For many countries currently under lockdowns which have crippled or stalled economies, the answer of when and how to ease restrictions has not been easily answered or forthcoming.
“We understand that these countries are now trying to assess when and how to ease these measures,” said WHO Director-General Tedros Adhanom Ghebreyesus.
“The answer depends on what countries do while these wide measures are in place.”
Six criteria were identified in WHO’s guidance document to ensure that governments would be able to manage a controlled and deliberate transition from community transmission to a steady state of low level or no transmission.

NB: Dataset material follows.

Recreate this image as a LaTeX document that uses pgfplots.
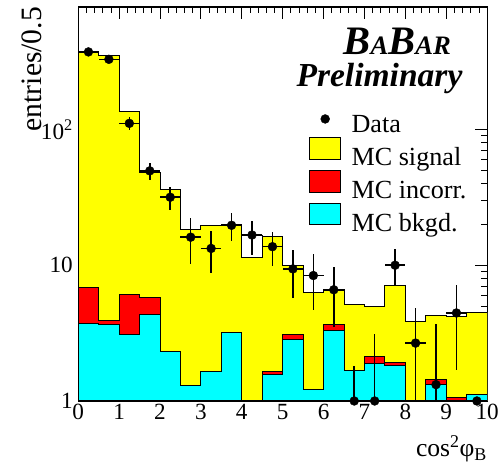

Any government that wants to start lifting restrictions must first meet six conditions:
- Transmission of Covid-19 is under control
- Health systems and public health capacity are able to detect, test, isolate and quarantine every case and trace every contact
- Hot spot risks are minimized in highly vulnerable places, such as nursing homes
- Preventive measures such as physical distancing and hand washing in workplaces have been establised
- Controlled and managed risk of new import cases from travellers
- Populations are fully engaged, understand and empowered to live under a new state of “normality”
There must be a gradual process to prevent a cycle of new outbreaks.
“You can’t replace lockdowns with nothing,” said Dr. Mike Ryan, head of WHO’s emergencies programme. “We don’t want to lurch from lockdown to nothing to lockdown to nothing.”
“We need to have a much more stable exit strategy that allows us to move carefully and persistently away from lockdown.”
WHO has said that in most countries, it is too soon to get back to normal. Ending lockdowns prematurely in an attempt to restart economies could result in the reemergence of infections.
There are currently more than 2 million cases of Covid-19 worldwide and more than 130,000 people have already died.